Месть вегетации неотвратима: едва нам покажется, что растение вырвано с корнем, оно прорастает с еще большим упорством, чем прежде, там, где мысль отвергает сам принцип роста. И как может быть иначе, если учесть его родство с природой в целом? Вслед за Платоном и Аристотелем Плотин исследует связи между природой (phusis) и растением (phuton), размышляя о единстве природы, из которой, подобно ветвям на дереве, произрастают особые свойства разных существ. «Ибо все существующие во Вселенной Виды подчиняются одному Виду, за которым они следуют, под который они подстраиваются, из которого они развиваются, из которого они вырастают, точно так же, как Вид, проявившийся в одной ветви, подчинен Виду, проявившемуся в дереве, как в целом» (Эннеады. IV. 4. 11, 5–15). Образ мира как гигантского растения соответствует представлению о внутреннем устройстве (то есть природе) Вселенной как дерева с ветвями, расходящимися от общего ствола, направление которых в конечном счете можно проследить. Энтони Преус в своем исследовании Эннеад придает этой схеме научный характер, обнаруживая в ней зарождающуюся биологическую систему, «более близкую к современным взглядам, чем явная неизменность, характерная для аристотелевской биологии»[33]. Однако в менее очевидных политических терминах единая природа de facto является монархом, который правит всеми остальными, господствуя над ветвями, питающимися из общего источника. В том же ключе, несколько столетий после Плотина, Гегель объяснит сущность Троицы, прибегнув к метафоре дерева с тремя основными ветвями, каждая из которых является и частью единого древа, и самостоятельным деревом[34]. Другой немецкий мыслитель, поэт и философ Новалис, переработает этот образ в легендарном афоризме: «О природе как о замкнутом теле – как о дереве, на котором мы – бутоны»[35].
Что ускользает от внимания Плотина, Гегеля и Новалиса, так это неорганическая жизнь растений, которая не вписывается в единство Единого. Там правит не монархия, а растительная анархия, где часть и целое взаимозаменяемы. На территории всемирного растения ни политическая, ни онтологическая иерархии неустойчивы. Несмотря на близость частей (по выражению Плотина, «всего сущего») в простом единстве семени, нам следует скептически воспринимать любые строгие противопоставления собственно человеческой деятельности, с одной стороны, «чуждым» растительным и животным силам внутри нас – с другой. Имманентная философия исключает любое подобие абсолютной инородности. Если всё есть Единое и Единое есть всё, тогда мы должны уметь признать и принять растение в себе и себя в растении, садовника в саду и сад в садовнике. Внутреннее и внешнее – это два измерения единого целого, рассматриваемые соответственно через призмы познаваемого и видимого. Отбросить за ненадобностью любую из частей Единого – например, его растительный аспект – значит отказаться от единства, ставшего возможным благодаря этой части. Приуменьшение тела и искоренение растения буквально обедняют Единое; не «растрачивая себя», не выходя за свои пределы, не распространяясь и не разрастаясь до телесности, оно становится анемичным и неполным.
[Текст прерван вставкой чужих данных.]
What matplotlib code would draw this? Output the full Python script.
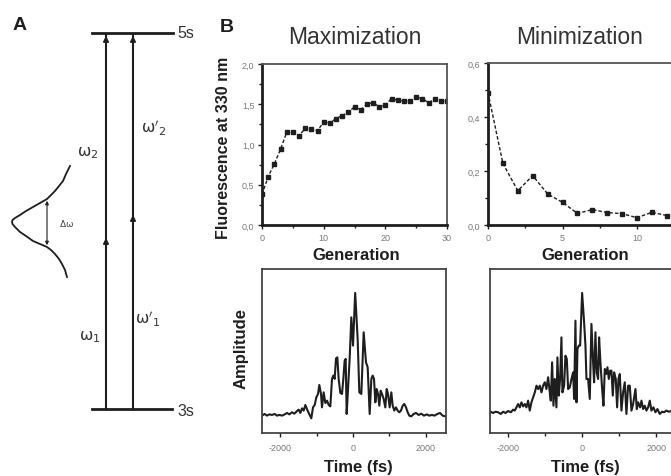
import matplotlib
matplotlib.use("Agg")
import matplotlib.pyplot as plt
from matplotlib.ticker import FixedLocator, FuncFormatter

plt.rcParams['font.family'] = ['Liberation Sans', 'DejaVu Sans']
plt.rcParams['mathtext.fontset'] = 'dejavusans'
plt.rcParams['axes.unicode_minus'] = False

# Panel B, top: fluorescence vs generation
gen_max = list(range(31))
fluo_max = [0.38, 0.60, 0.76, 0.94, 1.15, 1.15, 1.11, 1.20, 1.19, 1.17, 1.28,
            1.27, 1.32, 1.36, 1.40, 1.47, 1.43, 1.50, 1.52, 1.47, 1.49,
            1.57, 1.55, 1.54, 1.54, 1.59, 1.57, 1.52, 1.56, 1.54, 1.54]
gen_min = list(range(13))
fluo_min = [0.49, 0.228, 0.127, 0.183, 0.115, 0.084, 0.043, 0.057, 0.046,
            0.042, 0.027, 0.047, 0.035]

# Panel B, bottom: pulse amplitude vs time (fs)
t_max = [-2500, -2427, -2362, -2298, -2225, -2152, -2088, -2024, -1950, -1877,
         -1813, -1749, -1676, -1612, -1557, -1493, -1447, -1401, -1355, -1309,
         -1264, -1218, -1145, -1099, -1053, -1007, -961, -925, -879, -852,
         -806, -760, -714, -668, -623, -577, -540, -504, -467, -430,
         -394, -348, -302, -266, -229, -201, -174, -137, -92, -46,
         0, 60, 128, 174, 229, 293, 357, 403, 458, 504,
         540, 577, 614, 650, 687, 723, 760, 797, 842, 888,
         925, 961, 1007, 1053, 1090, 1135, 1181, 1227, 1273, 1319,
         1364, 1410, 1456, 1502, 1547, 1602, 1667, 1731, 1804, 1877,
         1950, 2024, 2097, 2170, 2243, 2317, 2390, 2463, 2536]
a_max = [0.124, 0.136, 0.124, 0.133, 0.129, 0.136, 0.124, 0.129, 0.124, 0.133,
         0.143, 0.133, 0.148, 0.138, 0.152, 0.167, 0.143, 0.176, 0.160, 0.200,
         0.171, 0.143, 0.105, 0.183, 0.200, 0.255, 0.279, 0.343, 0.279, 0.183,
         0.290, 0.214, 0.231, 0.200, 0.190, 0.386, 0.410, 0.386, 0.533, 0.540,
         0.386, 0.286, 0.279, 0.386, 0.517, 0.529, 0.136, 0.314, 0.529, 0.826,
         0.624, 1.0, 0.671, 0.290, 0.279, 0.719, 0.505, 0.469, 0.136, 0.386,
         0.410, 0.386, 0.219, 0.314, 0.279, 0.195, 0.302, 0.279, 0.243, 0.183,
         0.314, 0.279, 0.183, 0.290, 0.195, 0.160, 0.183, 0.160, 0.148, 0.160,
         0.195, 0.207, 0.183, 0.148, 0.124, 0.119, 0.136, 0.143, 0.129, 0.138,
         0.124, 0.133, 0.124, 0.129, 0.124, 0.136, 0.143, 0.124, 0.119]

t_min = [-2490, -2469, -2406, -2343, -2271, -2198, -2135, -2072, -2000, -1928,
         -1865, -1820, -1775, -1730, -1685, -1640, -1595, -1550, -1505, -1460,
         -1415, -1370, -1324, -1279, -1234, -1189, -1144, -1099, -1054, -1009,
         -964, -919, -874, -847, -811, -775, -739, -694, -667, -631,
         -595, -559, -532, -487, -451, -414, -378, -333, -288, -243,
         -216, -180, -153, -126, -90, -54, 0, 54, 90, 117,
         162, 207, 252, 297, 324, 360, 396, 432, 459, 495,
         541, 577, 613, 649, 685, 721, 757, 793, 829, 865,
         910, 946, 982, 1018, 1063, 1108, 1153, 1198, 1243, 1288,
         1334, 1379, 1442, 1478, 1514, 1568, 1604, 1649, 1694, 1739,
         1784, 1829, 1874, 1928, 1982, 2036, 2099, 2162, 2216, 2279,
         2343, 2406, 2480]
a_min = [0.148, 0.152, 0.143, 0.152, 0.148, 0.136, 0.152, 0.143, 0.157, 0.148,
         0.167, 0.160, 0.183, 0.207, 0.183, 0.219, 0.190, 0.207, 0.183, 0.231,
         0.160, 0.219, 0.255, 0.290, 0.338, 0.314, 0.338, 0.290, 0.338, 0.362,
         0.314, 0.398, 0.290, 0.231, 0.505, 0.195, 0.386, 0.183, 0.540, 0.267,
         0.386, 0.683, 0.290, 0.338, 0.552, 0.529, 0.314, 0.326, 0.386, 0.433,
         0.243, 0.802, 0.219, 0.600, 0.624, 0.624, 1.0, 0.790, 0.624, 0.386,
         0.386, 0.243, 0.779, 0.505, 0.362, 0.719, 0.433, 0.386, 0.683, 0.505,
         0.314, 0.195, 0.457, 0.421, 0.469, 0.386, 0.445, 0.445, 0.267, 0.433,
         0.386, 0.183, 0.386, 0.421, 0.160, 0.290, 0.362, 0.136, 0.338, 0.338,
         0.160, 0.207, 0.314, 0.171, 0.219, 0.183, 0.231, 0.171, 0.195, 0.160,
         0.183, 0.231, 0.160, 0.183, 0.148, 0.171, 0.136, 0.152, 0.148, 0.160,
         0.152, 0.157, 0.150]

# Panel A: sketch of the spectrum (pixel positions)
spec_x = [70, 66, 63, 59, 55, 51, 47, 40, 33, 26, 20, 15, 12.5, 12, 12.5, 15,
          20, 26, 33, 40, 47, 51, 55, 59, 62, 65, 67]
spec_y = [167, 175, 182, 187, 192, 196, 200, 204, 208, 212, 216, 219, 221, 223,
          225, 228, 233, 237, 242, 245, 248, 251, 255, 260, 265, 271, 278]

W, H = 671, 477
fig = plt.figure(figsize=(W / 100, H / 100), dpi=100)

ink = '#1e1e1e'
grey = '#7a7a7a'

# overlay in pixel coordinates for panel A and free text
ov = fig.add_axes([0, 0, 1, 1], zorder=0)
ov.set_xlim(0, W)
ov.set_ylim(H, 0)
ov.axis('off')

# energy levels
ov.plot([92, 173], [34, 34], color=ink, lw=2)
ov.plot([92, 172], [410, 410], color=ink, lw=2)
ov.text(177, 34, '5s', fontsize=11.5, color='#333', va='center', ha='left')
ov.text(177, 412, '3s', fontsize=11.5, color='#333', va='center', ha='left')
for xv, ymid in [(106, 240), (133, 217)]:
    ov.plot([xv, xv], [410, 36], color=ink, lw=1.5)
    ov.annotate('', xy=(xv, 34), xytext=(xv, 46),
                arrowprops=dict(arrowstyle='-|>', color=ink, lw=1.2, mutation_scale=8))
    ov.annotate('', xy=(xv, ymid - 4), xytext=(xv, ymid + 8),
                arrowprops=dict(arrowstyle='-|>', color=ink, lw=1.2, mutation_scale=8))
omega = dict(fontsize=11.5, color='#333', ha='center', va='center')
ov.text(88, 153, r'$\mathrm{\omega}_2$', **omega)
ov.text(154, 127, r"$\mathrm{\omega}'_2$", **omega)
ov.text(90, 337, r'$\mathrm{\omega}_1$', **omega)
ov.text(148, 318, r"$\mathrm{\omega}'_1$", **omega)
ov.plot(spec_x, spec_y, color=ink, lw=1.3)
ov.annotate('', xy=(47, 199), xytext=(47, 249),
            arrowprops=dict(arrowstyle='<|-|>', color=ink, lw=0.8, mutation_scale=5))
ov.text(59, 224, r'$\mathrm{\Delta\omega}$', fontsize=6.5, color='#444', ha='left', va='center')

# panel letters and titles
ov.text(20, 26, 'A', fontsize=14, fontweight='bold', color=ink, ha='center', va='center')
ov.text(227, 27, 'B', fontsize=14, fontweight='bold', color=ink, ha='center', va='center')
ov.text(355, 37, 'Maximization', fontsize=16.5, color='#333', ha='center', va='center')
ov.text(580, 37, 'Minimization', fontsize=16.5, color='#333', ha='center', va='center')

# axis labels
lab = dict(fontsize=12, fontweight='bold', color=ink, ha='center', va='center')
ov.text(223, 148, 'Fluorescence at 330 nm', rotation=90, fontsize=11.5,
        fontweight='bold', color=ink, ha='center', va='center')
ov.text(356, 256, 'Generation', **lab)
ov.text(585, 256, 'Generation', **lab)
ov.text(241, 349, 'Amplitude', rotation=90, **lab)
ov.text(358, 468, 'Time (fs)', **lab)
ov.text(585, 468, 'Time (fs)', **lab)


def comma(v, pos):
    return f'{v:.1f}'.replace('.', ',')


def style(ax, pad):
    ax.tick_params(axis='both', which='major', labelsize=6.5, labelcolor=grey,
                   length=3, width=1, color=ink, pad=pad)
    ax.tick_params(axis='both', which='minor', length=2, width=1, color=ink)


# Maximization, generations
ax1 = fig.add_axes([262 / W, (H - 226) / H, 185 / W, 161 / H], zorder=2)
ax1.plot(gen_max, fluo_max, color=ink, lw=1, ls=(0, (2.5, 1.5)),
         marker='s', ms=3, mfc=ink, mec=ink)
ax1.set_xlim(0, 30)
ax1.set_ylim(0, 2)
ax1.xaxis.set_major_locator(FixedLocator([0, 10, 20, 30]))
ax1.xaxis.set_minor_locator(FixedLocator([5, 15, 25]))
ax1.yaxis.set_major_locator(FixedLocator([0, 0.5, 1.0, 1.5, 2.0]))
ax1.yaxis.set_minor_locator(FixedLocator([0.25, 0.75, 1.25, 1.75]))
ax1.yaxis.set_major_formatter(FuncFormatter(comma))
style(ax1, 2.5)

# Minimization, generations
ax2 = fig.add_axes([488 / W, (H - 226) / H, 223.5 / W, 162 / H], zorder=2)
ax2.plot(gen_min, fluo_min, color=ink, lw=1, ls=(0, (2.5, 1.5)),
         marker='s', ms=3, mfc=ink, mec=ink)
ax2.set_xlim(0, 15)
ax2.set_ylim(0, 0.6)
ax2.xaxis.set_major_locator(FixedLocator([0, 5, 10]))
ax2.xaxis.set_minor_locator(FixedLocator([2.5, 7.5]))
ax2.yaxis.set_major_locator(FixedLocator([0, 0.2, 0.4, 0.6]))
ax2.yaxis.set_minor_locator(FixedLocator([0.1, 0.3, 0.5]))
ax2.yaxis.set_major_formatter(FuncFormatter(comma))
style(ax2, 2.5)

for ax in (ax1, ax2):
    ax.spines['left'].set_linewidth(2)
    ax.spines['bottom'].set_linewidth(2)
    ax.spines['left'].set_color(ink)
    ax.spines['bottom'].set_color(ink)
    ax.spines['top'].set_linewidth(1.3)
    ax.spines['right'].set_linewidth(1.3)
    ax.spines['top'].set_color('#555')
    ax.spines['right'].set_color('#555')

# Maximization, pulse shape
ax3 = fig.add_axes([262 / W, (H - 434) / H, 184 / W, 164 / H], zorder=2)
ax3.plot(t_max, a_max, color=ink, lw=1.5)
ax3.set_xlim(-2500, 2555)
ax3.set_ylim(0, 1.171)

# Minimization, pulse shape
ax4 = fig.add_axes([490 / W, (H - 434) / H, 184.6 / W, 164 / H], zorder=2)
ax4.plot(t_min, a_min, color=ink, lw=1.5)
ax4.set_xlim(-2490, 2500)
ax4.set_ylim(0, 1.171)

for ax in (ax3, ax4):
    ax.xaxis.set_major_locator(FixedLocator([-2000, 0, 2000]))
    ax.xaxis.set_minor_locator(FixedLocator([-1000, 1000]))
    ax.set_yticks([])
    style(ax, 4)
    for s in ax.spines.values():
        s.set_linewidth(1.3)
        s.set_color('#444')

fig.savefig('out.png', dpi=100)
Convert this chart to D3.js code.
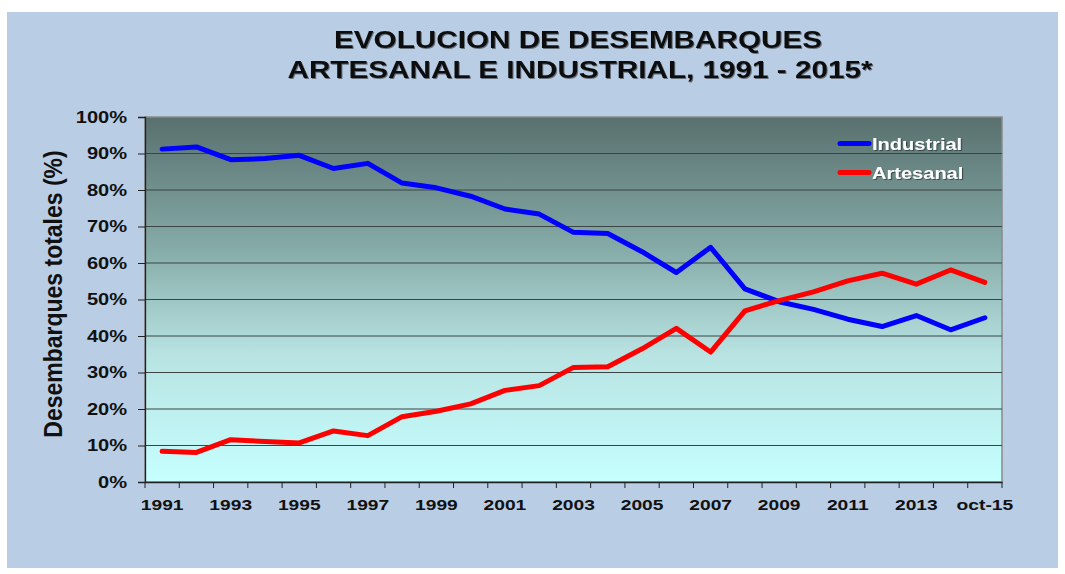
<!DOCTYPE html>
<html>
<head>
<meta charset="utf-8">
<script src="https://cdn.jsdelivr.net/npm/d3@7"></script>
<style>
  body { margin: 0; background: #fff; }
  text { font-family: "Liberation Sans", Arial, sans-serif; font-weight: bold; }
</style>
</head>
<body>
<svg id="chart" width="1065" height="574"></svg>
<script>
// Data
const years = ["1991","1992","1993","1994","1995","1996","1997","1998","1999","2000",
  "2001","2002","2003","2004","2005","2006","2007","2008","2009","2010",
  "2011","2012","2013","2014","oct-15"];
const industrial = [91.2, 91.8, 88.3, 88.6, 89.5, 85.9, 87.3, 81.9, 80.6, 78.3,
  74.8, 73.4, 68.4, 68.1, 63.1, 57.4, 64.3, 52.9, 49.4, 47.3,
  44.6, 42.6, 45.6, 41.7, 45.0];
const artesanal = [8.4, 8.1, 11.6, 11.1, 10.7, 14.0, 12.7, 17.9, 19.4, 21.4,
  25.1, 26.4, 31.4, 31.6, 36.5, 42.1, 35.6, 46.9, 49.7, 52.1,
  55.1, 57.2, 54.2, 58.1, 54.7];
const yTicks = [0, 10, 20, 30, 40, 50, 60, 70, 80, 90, 100];
const series = [
  { name: "Industrial", values: industrial, color: "#0000ff" },
  { name: "Artesanal", values: artesanal, color: "#ff0000" }
];

// the source image is stretched sideways, so widen text around its anchor
function stretch(sel, k) {
  sel.each(function () {
    const t = d3.select(this);
    const x0 = +t.attr("x") || 0;
    t.attr("transform", `translate(${x0},0) scale(${k},1) translate(${-x0},0)`);
  });
}

const svg = d3.select("#chart");

// defs: gradient + shadow
const defs = svg.append("defs");
const grad = defs.append("linearGradient")
  .attr("id", "plotGrad").attr("x1", 0).attr("y1", 0).attr("x2", 0).attr("y2", 1);
grad.append("stop").attr("offset", "0%").attr("stop-color", "#58706e");
grad.append("stop").attr("offset", "35%").attr("stop-color", "#84a9a6");
grad.append("stop").attr("offset", "65%").attr("stop-color", "#b8e3e2");
grad.append("stop").attr("offset", "100%").attr("stop-color", "#c6ffff");

const shadow = defs.append("filter").attr("id", "shadow")
  .attr("x", "-10%").attr("y", "-10%").attr("width", "120%").attr("height", "130%");
shadow.append("feDropShadow").attr("dx", 1).attr("dy", 1).attr("stdDeviation", 0.6)
  .attr("flood-color", "#000").attr("flood-opacity", 0.45);

// background panel
svg.append("rect")
  .attr("x", 7).attr("y", 12).attr("width", 1051).attr("height", 556)
  .attr("fill", "#b9cde5");

const margin = { left: 145, top: 117, right: 1002, bottom: 482 };

const x = d3.scaleBand()
  .domain(years)
  .range([margin.left, margin.right]);

const y = d3.scaleLinear()
  .domain([0, 100])
  .range([margin.bottom, margin.top]);

// plot area
svg.append("rect")
  .attr("x", margin.left).attr("y", margin.top)
  .attr("width", margin.right - margin.left).attr("height", margin.bottom - margin.top)
  .attr("fill", "url(#plotGrad)")
  .attr("stroke", "#8a8a8a").attr("stroke-width", 1.5);

// gridlines
svg.append("g")
  .selectAll("line")
  .data(yTicks.filter(d => d > 0 && d < 100))
  .enter().append("line")
  .attr("x1", margin.left).attr("x2", margin.right)
  .attr("y1", d => y(d)).attr("y2", d => y(d))
  .attr("stroke", "#3a4444").attr("stroke-width", 1.2);

// y axis
const yAxis = svg.append("g")
  .attr("transform", `translate(${margin.left},0)`)
  .call(d3.axisLeft(y).tickValues(yTicks).tickFormat(d => d + "%").tickSize(7).tickPadding(11));
yAxis.select(".domain").attr("stroke", "#222").attr("stroke-width", 1.3);
yAxis.selectAll(".tick line").attr("stroke", "#222");
yAxis.selectAll("text").attr("font-size", 17).attr("fill", "#111")
  .attr("font-family", "Liberation Sans, Arial, sans-serif").attr("font-weight", "bold")
  .call(stretch, 1.18);

// x axis
const xAxis = svg.append("g")
  .attr("transform", `translate(0,${margin.bottom})`)
  .call(d3.axisBottom(x).tickSize(0).tickPadding(17)
    .tickFormat((d, i) => i % 2 === 0 ? d : ""));
xAxis.select(".domain").attr("stroke", "#222").attr("stroke-width", 1.3);
xAxis.selectAll("text").attr("font-size", 15.5).attr("fill", "#111")
  .attr("font-family", "Liberation Sans, Arial, sans-serif").attr("font-weight", "bold")
  .call(stretch, 1.24);
// ticks on band boundaries
xAxis.append("g").selectAll("line")
  .data(years.concat(["end"]))
  .enter().append("line")
  .attr("x1", (d, i) => margin.left + i * x.bandwidth())
  .attr("x2", (d, i) => margin.left + i * x.bandwidth())
  .attr("y1", 0).attr("y2", 6)
  .attr("stroke", "#222");

// lines
const line = d3.line()
  .x((d, i) => x(years[i]) + x.bandwidth() / 2)
  .y(d => y(d));

svg.append("g").selectAll("path")
  .data(series)
  .enter().append("path")
  .attr("d", d => line(d.values))
  .attr("fill", "none")
  .attr("stroke", d => d.color)
  .attr("stroke-width", 5)
  .attr("stroke-linejoin", "round")
  .attr("stroke-linecap", "round");

// legend
const legend = svg.append("g").attr("transform", "translate(840,143.5)");
const item = legend.selectAll("g")
  .data(series)
  .enter().append("g")
  .attr("transform", (d, i) => `translate(0,${i * 29})`);
item.append("line")
  .attr("x1", 0).attr("x2", 29).attr("y1", 0).attr("y2", 0)
  .attr("stroke", d => d.color).attr("stroke-width", 5).attr("stroke-linecap", "round");
item.append("text")
  .attr("x", 32).attr("y", 6.5)
  .attr("font-size", 17).attr("fill", "#fff")
  .attr("filter", "url(#shadow)")
  .text(d => d.name)
  .call(stretch, 1.18);

// title
const title = svg.append("g").attr("filter", "url(#shadow)");
title.append("text")
  .attr("x", 578).attr("y", 48).attr("text-anchor", "middle")
  .attr("font-size", 23).attr("fill", "#111")
  .attr("textLength", 488).attr("lengthAdjust", "spacingAndGlyphs")
  .text("EVOLUCION DE DESEMBARQUES");
title.append("text")
  .attr("x", 580).attr("y", 77.5).attr("text-anchor", "middle")
  .attr("font-size", 23).attr("fill", "#111")
  .attr("textLength", 585).attr("lengthAdjust", "spacingAndGlyphs")
  .text("ARTESANAL E INDUSTRIAL, 1991 - 2015*");

// y axis title
svg.append("text")
  .attr("transform", "translate(62,294) scale(1.15,1) rotate(-90)")
  .attr("text-anchor", "middle")
  .attr("font-size", 23).attr("fill", "#111")
  .text("Desembarques totales (%)");
</script>
</body>
</html>
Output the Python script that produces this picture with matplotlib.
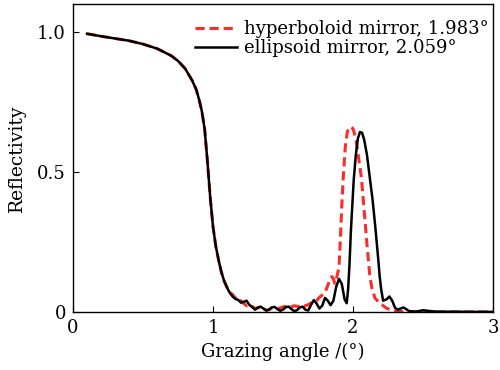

В отместку растение отрастает вновь. Если из этой упрямой регенерации и можно извлечь какой-либо урок, он в том, что имманентным философиям не остается никакого выбора, кроме утвердительного, и основной объект их утверждения – сама жизнь. Они не могут убедительно сказать растению «нет», сохраняя при этом последовательность своего философского мировоззрения. Нам приходится думать вместе с Плотином и против Плотина, стремясь стать бо́льшими плотинианцами, чем сам древнегреческий мыслитель, который не только жил, но и умер как философ. Для начала нам придется перефразировать его последние слова, записанные Порфирием. Повторим же их, заменив слово «божественный» на слово «растительный». Результат окажется впечатляющим: «Попытайтесь слить то, что есть растительного в нас, с тем, что есть растительного во Вселенной!»[36]